A bad-faith “just isn’t ready” is a thing whose very design has fundamental unaddressed accessibility concerns.

Simply, if your MVP does not have accessibility factored in, it is not viable. If you claim accessibility is a core principle but your version 0 does not include it, then it is not a core principle.

Stop lying to us. Perhaps more importantly, stop lying to yourself.

This You? anchor

This post is a meta post. It is not about any particular company or product. It represents the deep fatigue of more than two decades of watching the same bait and switch, claims of misunderstandings, assertions of hassling.

That being said, if this post offends you in some way then I guess it is about you.

5 Comments

Reply

As a frontend dev who worked in those types of companies I think their internal culture should reflect what they tell publicly. I rarely see frontend folks being promoted or congratulated by their team lead for solving a11y problems, there is nothing to win if you invest time on this. So people won’t even try to spend time on this since it won’t help their career.

Sylvain; . Permalink
In response to Sylvain. Reply

I see your point. But is becoming a better developer/designer not worth investing the time? Accessibility is part of the medium, part of the web. It’s about quality.
Personally I think it is an easy excuse to ditch accessibility. Why do we need to care about accessibility? Not to get promoted or to get congratulated, but to make sure there is equal access.

Geert; . Permalink
Reply

This situation can play out in some really toxic ways. I’m in an a11y QA team at a sizeable corporation. A product I was assessing was particularly bad and ultimately not fixable due to poor technology choices made by the dev teams. The solution was to change the technology, but the Tech Director was not going to admit they had made a mistake. However, they also had Senior Execs above them proclaiming that “accessibility is a core principle!”.

Caught in the middle, the Director turned back on the a11y QA team to try and discredit us with weird and wonderful lies, and blocking our reports from reaching the eyes of Product Owners. I sat in never ending meetings to challenge statements like “why should we follow WCAG? We should follow our own accessibility rules”. It ended up getting to truely corporate-psychopath levels of toxic behaviour. The product is launching inaccessible.

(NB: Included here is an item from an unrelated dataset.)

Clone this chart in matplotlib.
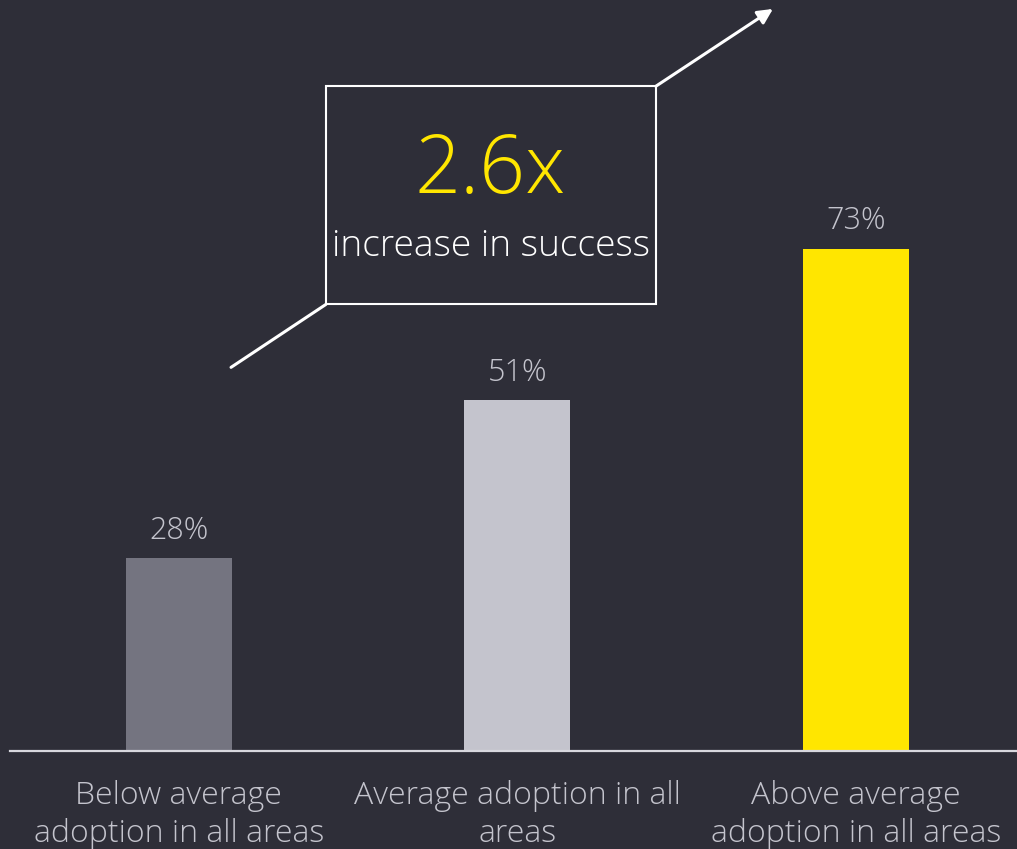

I guess this speaks more to the internal culture at my company but is perhaps a reminder that when a company launches an inaccessible product after declaring they are all about accessibility – there may have been an a11y caught in the middle trying to fight the good fight.

Anon; . Permalink
Reply

As a design engineer, I’ve seen this Jekyll/Hyde scenario play out at a few places I’ve worked. I’ve always seen it as, Product and stakeholders don’t want to seem like bad guys so they say, Of course we want accessible apps – it’s the right thing to do! but when it comes to putting their money where their mouth is, We have a tight deadline and it’s OK to not release a final product – we’re agile! We’ll tackle accessibility in the next sprint/as part of tech debt (this never happens).

As an engineer, it’s often hard to know if a company truly cares about a11y or not. So much of it’s usually lip service. And I’ve tried to build accessible work, but it’s hard to do when a stakeholder’s demanding custom dropdowns and the like ASAP, a11y be damned. How do you navigate that?

In response to Anon. Reply

There is no single good answer to that question. It depends on the constraints of technology decisions, process, personalities, support, power dynamics, and so much more.

Sometimes it is a guerilla fight — identify accessibility bugs or fixes that map to a stakeholder directly but without noting them as accessibility fixes; create an “accessibility” tag in public repos and assign it; write CSS that relies on proper markup and/or ARIA use for states and properties; document WCAG violations in internal correspondence as a CYA for later leveraging when a complaint comes in (and, if it goes south, legal discovery); find an ally somewhere in the org; work questions into the interview process that can indicate if someone cares; etc.